Hacker News new | ask | show | jobs
by remilouf 2623 days ago
I love SQL. But it hard to get other DS on board who think that 40 lines of Spark is better than a 10 line SQL query.

The only thing that worries me with SQL is when having to write UDFs for, say, computing a Z-score. But maybe it's just because I have never done it? Do you have any good resources about this?

1 comments

Don’t worry, I’m having my battles convincing my clients (both business and DS/DEs) that this is a viable paradigm. Here’s a nice-looking z-value recipe by Silota that I just googled up: http://www.silota.com/docs/recipes/sql-z-score.html
Thanks!

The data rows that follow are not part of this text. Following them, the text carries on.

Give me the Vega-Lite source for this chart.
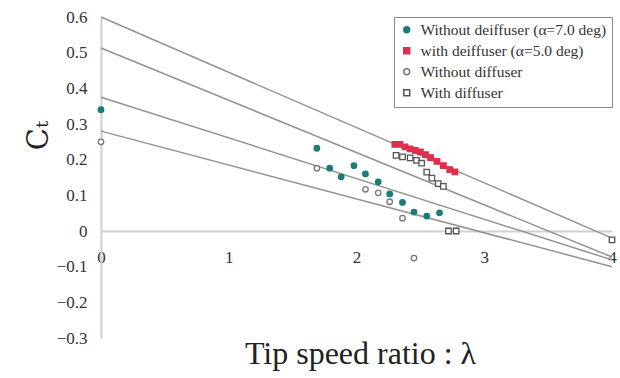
{
  "$schema": "https://vega.github.io/schema/vega-lite/v6.json",
  "autosize": "none",
  "width": 511,
  "height": 321,
  "padding": {"left": 101, "top": 17, "right": 8, "bottom": 40},
  "background": "white",
  "config": {
    "view": {"stroke": null},
    "font": "Liberation Serif",
    "axis": {"labelOverlap": false, "labelFlush": false, "labelFontSize": 17, "labelColor": "#333", "labelFont": "Liberation Serif", "grid": false, "ticks": false},
    "legend": {"labelFont": "Liberation Serif", "labelFontSize": 15.5, "labelColor": "#333", "labelLimit": 300}
  },
  "datasets": {
    "lines": [
      {"line": "L1", "x": 0, "y": 0.6},
      {"line": "L1", "x": 4, "y": -0.02},
      {"line": "L2", "x": 0, "y": 0.513},
      {"line": "L2", "x": 4, "y": -0.073},
      {"line": "L3", "x": 0, "y": 0.375},
      {"line": "L3", "x": 4, "y": -0.081},
      {"line": "L4", "x": 0, "y": 0.28},
      {"line": "L4", "x": 4, "y": -0.1}
    ],
    "points": [
      {"series": "Without deiffuser (α=7.0 deg)", "x": 0, "y": 0.34},
      {"series": "Without deiffuser (α=7.0 deg)", "x": 1.69, "y": 0.232},
      {"series": "Without deiffuser (α=7.0 deg)", "x": 1.79, "y": 0.176},
      {"series": "Without deiffuser (α=7.0 deg)", "x": 1.88, "y": 0.152},
      {"series": "Without deiffuser (α=7.0 deg)", "x": 1.98, "y": 0.183},
      {"series": "Without deiffuser (α=7.0 deg)", "x": 2.07, "y": 0.16},
      {"series": "Without deiffuser (α=7.0 deg)", "x": 2.17, "y": 0.138},
      {"series": "Without deiffuser (α=7.0 deg)", "x": 2.26, "y": 0.104},
      {"series": "Without deiffuser (α=7.0 deg)", "x": 2.36, "y": 0.08},
      {"series": "Without deiffuser (α=7.0 deg)", "x": 2.45, "y": 0.053},
      {"series": "Without deiffuser (α=7.0 deg)", "x": 2.55, "y": 0.042},
      {"series": "Without deiffuser (α=7.0 deg)", "x": 2.65, "y": 0.051},
      {"series": "with deiffuser (α=5.0 deg)", "x": 2.3, "y": 0.243},
      {"series": "with deiffuser (α=5.0 deg)", "x": 2.34, "y": 0.243},
      {"series": "with deiffuser (α=5.0 deg)", "x": 2.38, "y": 0.236},
      {"series": "with deiffuser (α=5.0 deg)", "x": 2.42, "y": 0.23},
      {"series": "with deiffuser (α=5.0 deg)", "x": 2.46, "y": 0.226},
      {"series": "with deiffuser (α=5.0 deg)", "x": 2.5, "y": 0.222},
      {"series": "with deiffuser (α=5.0 deg)", "x": 2.54, "y": 0.214},
      {"series": "with deiffuser (α=5.0 deg)", "x": 2.58, "y": 0.206},
      {"series": "with deiffuser (α=5.0 deg)", "x": 2.63, "y": 0.195},
      {"series": "with deiffuser (α=5.0 deg)", "x": 2.68, "y": 0.183},
      {"series": "with deiffuser (α=5.0 deg)", "x": 2.73, "y": 0.172},
      {"series": "with deiffuser (α=5.0 deg)", "x": 2.77, "y": 0.166},
      {"series": "Without diffuser", "x": 0, "y": 0.25},
      {"series": "Without diffuser", "x": 1.69, "y": 0.176},
      {"series": "Without diffuser", "x": 2.07, "y": 0.117},
      {"series": "Without diffuser", "x": 2.17, "y": 0.107},
      {"series": "Without diffuser", "x": 2.26, "y": 0.082},
      {"series": "Without diffuser", "x": 2.36, "y": 0.036},
      {"series": "Without diffuser", "x": 2.45, "y": -0.076},
      {"series": "With diffuser", "x": 2.31, "y": 0.212},
      {"series": "With diffuser", "x": 2.36, "y": 0.208},
      {"series": "With diffuser", "x": 2.42, "y": 0.205},
      {"series": "With diffuser", "x": 2.47, "y": 0.198},
      {"series": "With diffuser", "x": 2.51, "y": 0.19},
      {"series": "With diffuser", "x": 2.55, "y": 0.165},
      {"series": "With diffuser", "x": 2.59, "y": 0.148},
      {"series": "With diffuser", "x": 2.64, "y": 0.133},
      {"series": "With diffuser", "x": 2.68, "y": 0.125},
      {"series": "With diffuser", "x": 2.72, "y": 0.0},
      {"series": "With diffuser", "x": 2.78, "y": 0.0},
      {"series": "With diffuser", "x": 4, "y": -0.025}
    ]
  },
  "encoding": {
    "x": {
      "field": "x", "type": "quantitative",
      "scale": {"domain": [0, 4], "nice": false},
      "axis": {
        "title": "Tip speed ratio : λ",
        "values": [0, 1, 2, 3, 4],
        "format": "d",
        "offset": -107,
        "domainColor": "#cfcfcf",
        "domainWidth": 2,
        "labelPadding": 18,
        "labelOverlap": false,
        "labelFlush": false,
        "titleFont": "Liberation Serif",
        "titleFontSize": 32,
        "titleFontWeight": "normal",
        "titleColor": "#222",
        "titlePadding": 73,
        "titleX": 259
      }
    },
    "y": {
      "field": "y", "type": "quantitative",
      "scale": {"domain": [-0.3, 0.6], "nice": false, "zero": false},
      "axis": {
        "title": "Cₜ",
        "values": [-0.3, -0.2, -0.1, 0, 0.1, 0.2, 0.3, 0.4, 0.5, 0.6],
        "format": ".1~f",
        "domainColor": "#cfcfcf",
        "domainWidth": 2,
        "labelPadding": 14,
        "labelOverlap": false,
        "labelFlush": false,
        "titleFont": "DejaVu Serif",
        "titleFontSize": 29,
        "titleFontWeight": "normal",
        "titleColor": "#222",
        "titleY": 118,
        "titlePadding": 3
      }
    }
  },
  "layer": [
    {
      "data": {"name": "lines"},
      "mark": {"type": "line", "color": "#939393", "strokeWidth": 1.5},
      "encoding": {
        "detail": {"field": "line"}
      }
    },
    {
      "data": {"name": "points"},
      "mark": {"type": "point", "filled": false, "strokeWidth": 1.3, "opacity": 1},
      "encoding": {
        "shape": {
          "field": "series", "type": "nominal",
          "scale": {
            "domain": ["Without deiffuser (α=7.0 deg)", "with deiffuser (α=5.0 deg)", "Without diffuser", "With diffuser"],
            "range": ["circle", "square", "circle", "square"]
          },
          "legend": {
            "orient": "top-right",
            "title": "",
            "offset": 0,
            "strokeColor": "#888",
            "padding": 5,
            "rowPadding": 4,
            "symbolSize": 35,
            "labelOffset": 6,
            "labelFont": "Liberation Serif",
            "labelFontSize": 15.5
          }
        },
        "fill": {
          "field": "series", "type": "nominal",
          "scale": {
            "domain": ["Without deiffuser (α=7.0 deg)", "with deiffuser (α=5.0 deg)", "Without diffuser", "With diffuser"],
            "range": ["#1c7c78", "#dd2f4b", "#ffffff", "#ffffff"]
          }
        },
        "stroke": {
          "field": "series", "type": "nominal",
          "scale": {
            "domain": ["Without deiffuser (α=7.0 deg)", "with deiffuser (α=5.0 deg)", "Without diffuser", "With diffuser"],
            "range": ["#1c7c78", "#dd2f4b", "#777777", "#555555"]
          }
        }
      }
    }
  ]
}
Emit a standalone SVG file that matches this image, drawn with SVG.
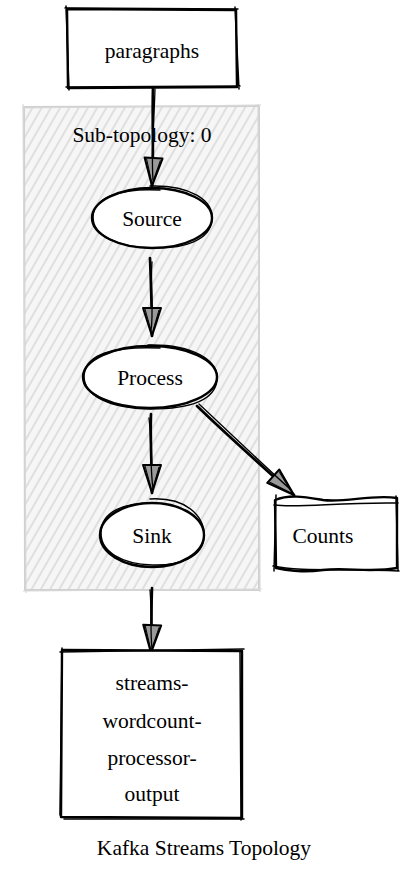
<svg xmlns="http://www.w3.org/2000/svg" width="408" height="881" viewBox="0 0 408 881">
<style>
text{font-family:"Liberation Serif","Times New Roman","DejaVu Serif",serif;font-size:21.5px;fill:#000;text-anchor:middle}
.n{fill:#fff;stroke:#000;stroke-width:2.4;stroke-linejoin:round;stroke-linecap:round}
.n2{fill:none;stroke:#000;stroke-width:1.5;stroke-linecap:round}
.e{fill:none;stroke:#000;stroke-width:2.7;stroke-linecap:round}
.e2{fill:none;stroke:#000;stroke-width:1.3;stroke-linecap:round}
.cl{fill:url(#hatch);stroke:#d0d0d0;stroke-width:2}
.cl2{fill:none;stroke:#d8d8d8;stroke-width:1.2}
</style>
<defs>
<pattern id="hatch" width="8" height="8" patternUnits="userSpaceOnUse" patternTransform="rotate(30)">
<rect width="8" height="8" fill="#f6f6f6"/>
<line x1="2" y1="0" x2="2" y2="8" stroke="#d6d6d6" stroke-width="1.4"/>
</pattern>
<marker id="arr" markerUnits="userSpaceOnUse" markerWidth="32" markerHeight="22" refX="29" refY="11" orient="auto" overflow="visible">
<path d="M1,2 L29,11 L1,20 Z" fill="#9a9a9a" stroke="#000" stroke-width="2" stroke-linejoin="round"/>
<path d="M3,4 L27,11 L2,18" fill="none" stroke="#000" stroke-width="1"/>
</marker>
</defs>
<g id="cluster_0">
<path class="cl" d="M24,107 L259,106 L259,590 L25,590 Z"/>
<path class="cl2" d="M22,108 L261,105 M258,104 L260,592 M262,589 L23,591 M26,593 L23,104"/>
<text x="142" y="142">Sub-topology: 0</text>
</g>
<g id="edges">
<path class="e" d="M153,88 C152,120 154,150 152,186" marker-end="url(#arr)"/>
<path class="e2" d="M155,89 C154,125 151,152 153,180"/>
<path class="e" d="M150,258 C151,285 152,310 152,336" marker-end="url(#arr)"/>
<path class="e2" d="M152,262 C150,290 154,312 151,330"/>
<path class="e" d="M151,414 C150,440 152,466 152,493" marker-end="url(#arr)"/>
<path class="e2" d="M149,418 C152,445 150,470 153,488"/>
<path class="e" d="M197,406 C228,436 262,466 294,495" marker-end="url(#arr)"/>
<path class="e2" d="M199,404 C230,433 258,460 290,489"/>
<path class="e" d="M152,588 C151,610 152,630 151,653" marker-end="url(#arr)"/>
<path class="e2" d="M150,590 C152,612 150,632 152,648"/>
</g>
<g id="paragraphs">
<path class="n" d="M67,9 L236,10 L237,87 L68,88 Z"/>
<path class="n2" d="M65,8 L238,9 M235,7 L239,89 M240,86 L66,87 M69,90 L66,6"/>
<text x="152" y="58">paragraphs</text>
</g>
<g id="source">
<ellipse class="n" cx="152" cy="218" rx="60" ry="30"/>
<path class="n2" d="M150,186 C190,185 214,200 212,220 C210,240 185,249 152,248 C118,247 92,236 93,216 C95,195 125,188 160,190"/>
<text x="152" y="226">Source</text>
</g>
<g id="process">
<ellipse class="n" cx="150" cy="377" rx="67" ry="31"/>
<path class="n2" d="M148,345 C192,344 219,360 217,380 C215,400 190,409 150,409 C110,408 83,396 84,375 C86,354 115,346 160,348"/>
<text x="150" y="385">Process</text>
</g>
<g id="sink">
<ellipse class="n" cx="152" cy="535" rx="52" ry="32"/>
<path class="n2" d="M150,499 C185,497 205,515 204,537 C203,557 180,566 152,565 C122,564 100,552 101,532 C102,512 122,502 158,503"/>
<text x="152" y="543">Sink</text>
</g>
<g id="counts">
<path class="n" d="M275,500 C290,494 305,497 323,500 C345,503 372,494 397,498 L397,568 C372,573 345,567 323,570 C300,573 288,570 276,568 Z"/>
<path class="n2" d="M274,505 C300,508 340,502 398,503 M276,495 L274,571 M396,496 L398,570 M273,566 C300,572 350,568 399,571"/>
<text x="323" y="543">Counts</text>
</g>
<g id="output">
<path class="n" d="M62,650 L242,651 L242,818 L61,817 Z"/>
<path class="n2" d="M60,652 L244,649 M240,650 L241,820 M244,819 L64,819 M60,815 L62,648"/>
<text x="152" y="690">streams-</text>
<text x="152" y="728">wordcount-</text>
<text x="152" y="765">processor-</text>
<text x="152" y="801">output</text>
</g>
<text x="204" y="855">Kafka Streams Topology</text>
</svg>
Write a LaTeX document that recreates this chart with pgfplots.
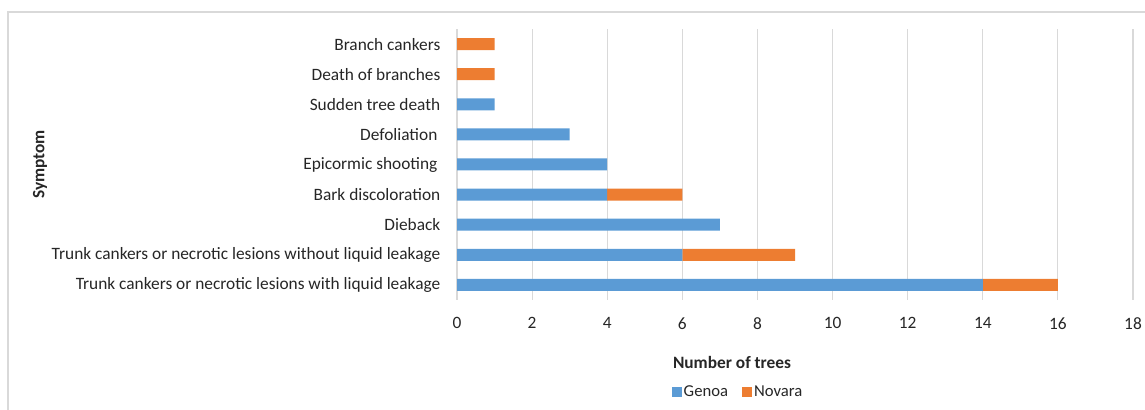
\documentclass[border=0pt]{standalone}
\usepackage{fontspec}
\setmainfont{Carlito}
\usepackage{pgfplots}
\pgfplotsset{compat=1.18}
\definecolor{genoa}{HTML}{5B9BD5}
\definecolor{novara}{HTML}{ED7D31}
\definecolor{gridc}{HTML}{D9D9D9}
\definecolor{txt}{HTML}{262626}
\begin{document}
\fontsize{13pt}{15pt}\selectfont
\begin{tikzpicture}
\path[use as bounding box] (0pt,0pt) rectangle (858.75pt,307.5pt);
\draw[gridc, line width=1.2pt] (6pt,0pt) -- (6pt,298.5pt) -- (858.75pt,298.5pt);
\begin{axis}[
  at={(342.75pt,82.5pt)}, anchor=south west,
  scale only axis, width=507pt, height=203.25pt,
  xbar stacked, bar width=9pt,
  xmin=0, xmax=18, ymin=-0.5, ymax=8.5,
  xtick={0,2,...,18},
  ytick={0,...,8},
  yticklabels={Trunk cankers or necrotic lesions with liquid leakage,
    Trunk cankers or necrotic lesions without liquid leakage,
    Dieback, Bark discoloration, Epicormic shooting\,, Defoliation\,,
    Sudden tree death, Death of branches, Branch cankers},
  xmajorgrids, grid style={gridc, line width=0.75pt},
  major tick length=0pt,
  separate axis lines,
  x axis line style={draw=none},
  y axis line style={draw=gridc, line width=1.5pt},
  axis line style={-},
  tick label style={font=\fontsize{13pt}{15pt}\selectfont, text=txt},
  /pgf/number format/assume math mode=true,
  xticklabel style={yshift=-8.5pt},
  yticklabel style={xshift=-8pt},
  xlabel={\textbf{Number of trees}},
  xlabel style={at={(axis description cs:0.4068,-0.2288)}, anchor=center, text=txt},
  ylabel={\textbf{Symptom}},
  ylabel style={at={(axis description cs:-0.6169,0.5)}, anchor=center, rotate=0, text=txt},
  legend style={at={(axis description cs:0.4157,-0.3395)}, anchor=center, draw=none,
    legend columns=2, font=\fontsize{12.5pt}{15pt}\selectfont, text=txt,
    nodes={inner xsep=1.5pt},
    /tikz/every even column/.append style={column sep=9pt}},
  legend image code/.code={\fill[#1] (0pt,-3.8pt) rectangle (7.5pt,3.8pt);},
]
\addplot[fill=genoa, draw=none] coordinates {(14,0) (6,1) (7,2) (4,3) (4,4) (3,5) (1,6) (0,7) (0,8)};
\addplot[fill=novara, draw=none] coordinates {(2,0) (3,1) (0,2) (2,3) (0,4) (0,5) (0,6) (1,7) (1,8)};
\legend{Genoa, Novara}
\end{axis}
\end{tikzpicture}
\end{document}
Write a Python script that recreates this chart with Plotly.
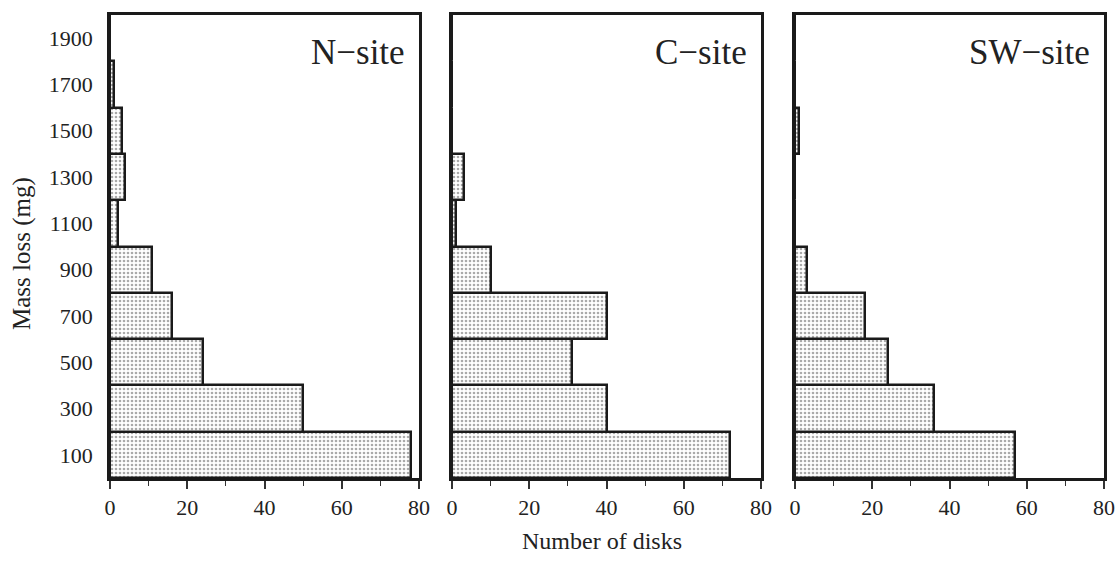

Do you have any tips on convincing people that SQL is a good paradigm?
I'd just go and write out the technical architecture, defining what are the inputs (the raw data) and what are the outputs (matrices for training, testing etc. etc.) on different intervals (usually, data scientists want the previous days' data processed into some format, A/B test results and such) and how are you going to instrument those transformations. It's not just SQL but the DB where that SQL would be run and orchestration (for example with Apache Airflow), and for concrete ETL tasks (nodes in a processing graph) using a combination of open-source modules (usually in Python) and Bash scripts.

It takes time to get experienced in explaining and mapping these things to the domain.